The reference comes as Perry's recent public appearances have found him playing defense on the administration's effort to help preserve the traditional sources of baseload power -- coal and nuclear generation -- through a notice of proposed rulemaking DOE sent the Federal Energy Regulatory Commission September 28.

The proposal, as initially floated, would guarantee full cost recovery to generators with 90 days of fuel onsite, and a wide swath of the energy sector has warned it would disadvantage fuel sources other than coal and nuclear generation and disrupt competitive wholesale markets.

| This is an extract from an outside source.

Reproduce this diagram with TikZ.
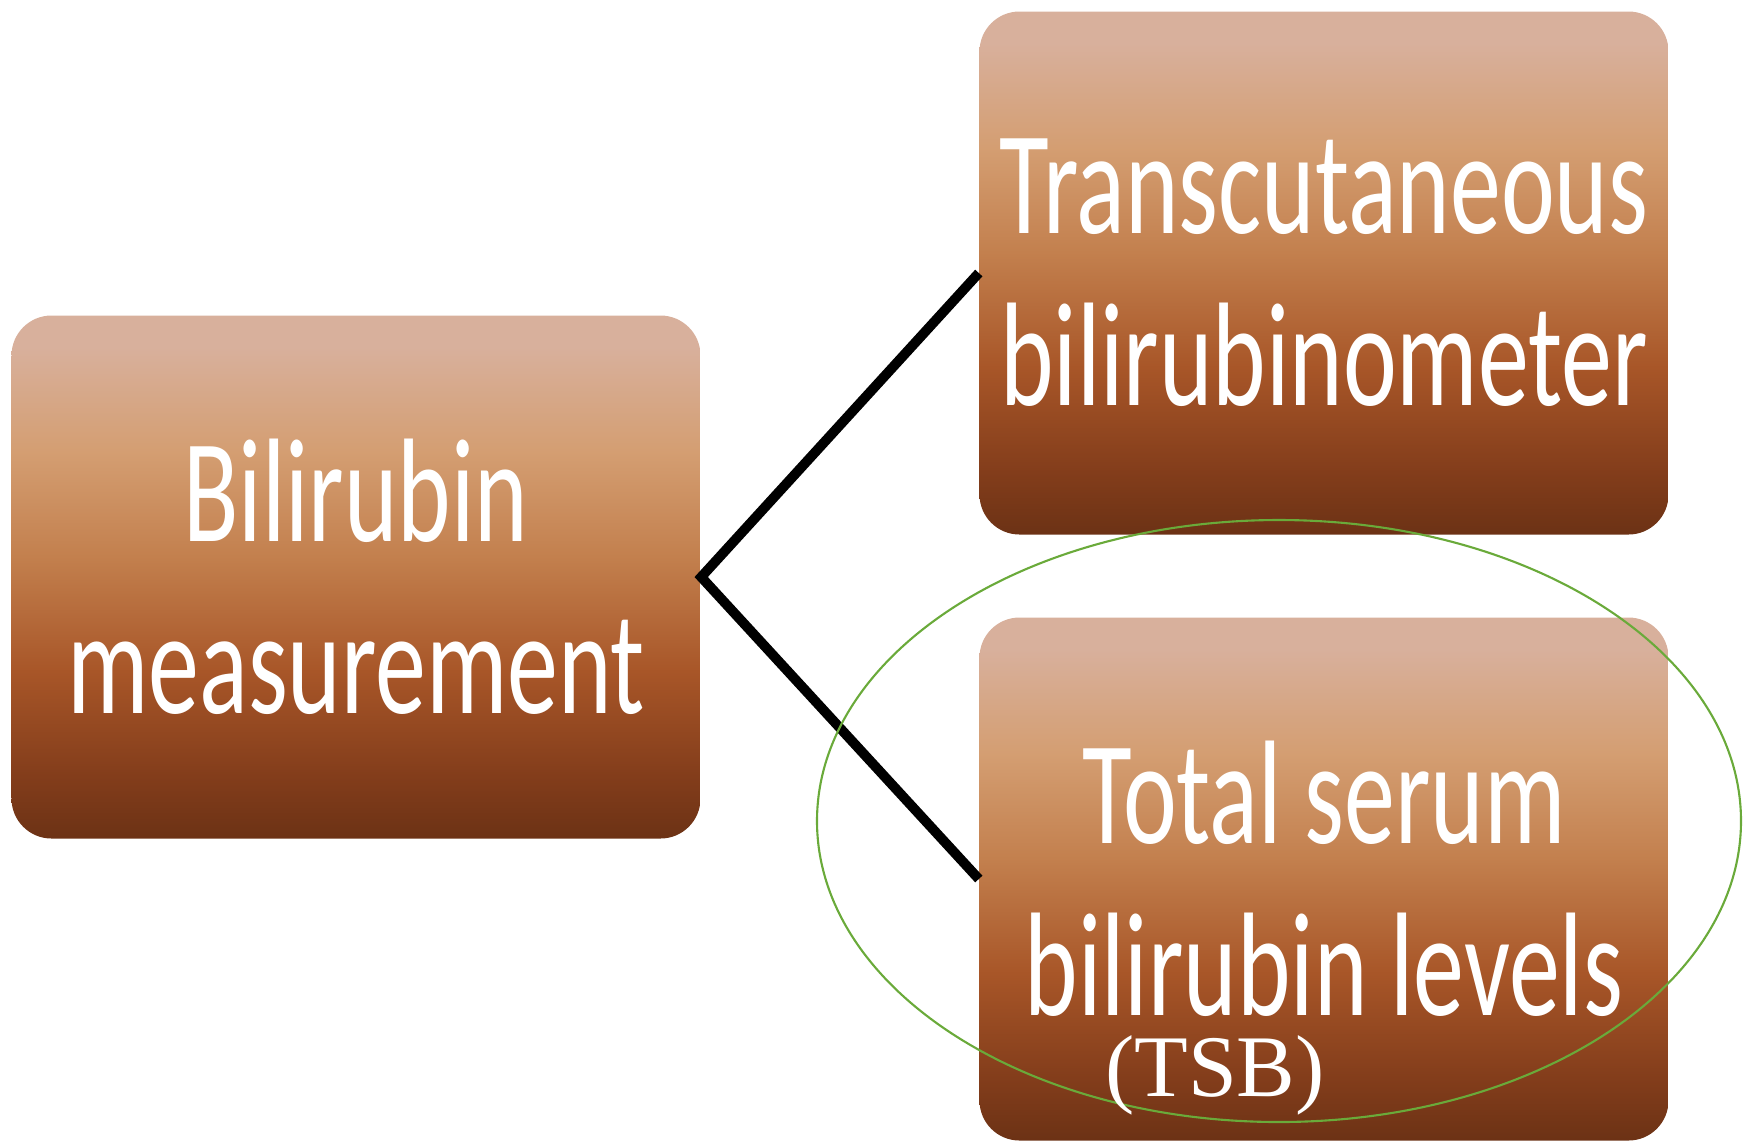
\documentclass[tikz,border=0pt]{standalone}
\usepackage{fontspec}
\usetikzlibrary{shapes,shapes.geometric,positioning}
\newfontfamily\boxfont[FakeStretch=0.69]{Carlito}
\newfontfamily\tsbfont{Liberation Serif}
\definecolor{brownA}{HTML}{D8B09C}
\definecolor{brownB}{HTML}{D49E72}
\definecolor{brownC}{HTML}{C3804E}
\definecolor{brownD}{HTML}{A85628}
\definecolor{brownE}{HTML}{833D1B}
\definecolor{brownF}{HTML}{6C3215}
\definecolor{ringgreen}{HTML}{6AAA3A}
\pgfdeclareverticalshading{brownbar}{100bp}{color(0bp)=(brownF); color(25bp)=(brownF); color(31bp)=(brownE); color(41bp)=(brownD); color(52bp)=(brownC); color(62bp)=(brownB); color(72bp)=(brownA); color(100bp)=(brownA)}

\begin{document}
\begin{tikzpicture}[
    brownbox/.style={rounded corners=0.4cm, shading=brownbar, minimum width=6.89cm, minimum height=5.23cm, align=center, text=white, font=\boxfont\fontsize{42}{49}\selectfont},
    link/.style={line width=2.8pt, black}]
\useasboundingbox (0,0) rectangle (17.52,-11.42);
% Boxes
\node[brownbox] (Bm) at (3.56,-5.77) {Bilirubin\\measurement};
\node[brownbox] (Tc) at (13.24,-2.73) {Transcutaneous\\bilirubinometer};
\node[brownbox] (Ts) at (13.24,-8.79) {Total serum\\bilirubin levels};
% Connectors
\draw[link] (Tc.west) -- (Bm.east) -- (Ts.west);
% Ring and label
\node[ellipse, draw=ringgreen, line width=0.6pt, minimum width=9.24cm, minimum height=6.02cm] (Ov) at (12.79,-8.21) {};
\node[anchor=base, inner sep=0pt, text=white, font=\tsbfont\fontsize{25}{28}\selectfont] (Lb) at (12.15,-10.96) {(TSB)};
\end{tikzpicture}
\end{document}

Perry on Thursday continued to tout that proposal as an effort to rebalance markets "because the previous administration clearly had their thumb on the scale towards the renewables side" while offering assurances that "I'm a big fan of renewables." It is also critical to ensure there is adequate capacity available in electric markets, he said.

"I don't want to have a conversation with a son or a daughter or a Texas citizen whose grandmother didn't have electricity in August when it was 107 degrees [Fahrenheit] in Dallas, Texas, because we had brownouts and or blackouts because we didn't have the capacity," he said.

Capacity and reliability concerns are the reason an all-of-the above approach to energy is needed, Perry said. Among other resources to get a plug from the energy secretary were LNG, which he said would be a "very, very important part" of efforts to bring cleaner air to Europe, and nuclear power, which he praised for its zero emissions profile.

Perry used interruptions by protesters during his talk as a jumping off point to praise fossil fuels, and suggesting it would take fossil fuels to push power to villages in Africa and stop people from dying there.

"A young girl told me to my face that one of the reasons that electricity is so important to me is not only because I'm not going to have to try to read by the light of a fire and have those fumes literally killing people, but also from the standpoint of sexual assault," said Perry, who recently returned from a trip to Africa. "When the lights are on, when you have light, it shines the righteousness, if you will, on those type of acts."

Sierra Club Executive Director Michael Brune called for Perry to resign in response to that last remark. "It was already clear that Rick Perry is unfit to lead the Department of Energy, but to suggest that fossil fuel development will decrease sexual assault is not only blatantly untrue, it is an inexcusable attempt to minimize a serious and pervasive issue," he said.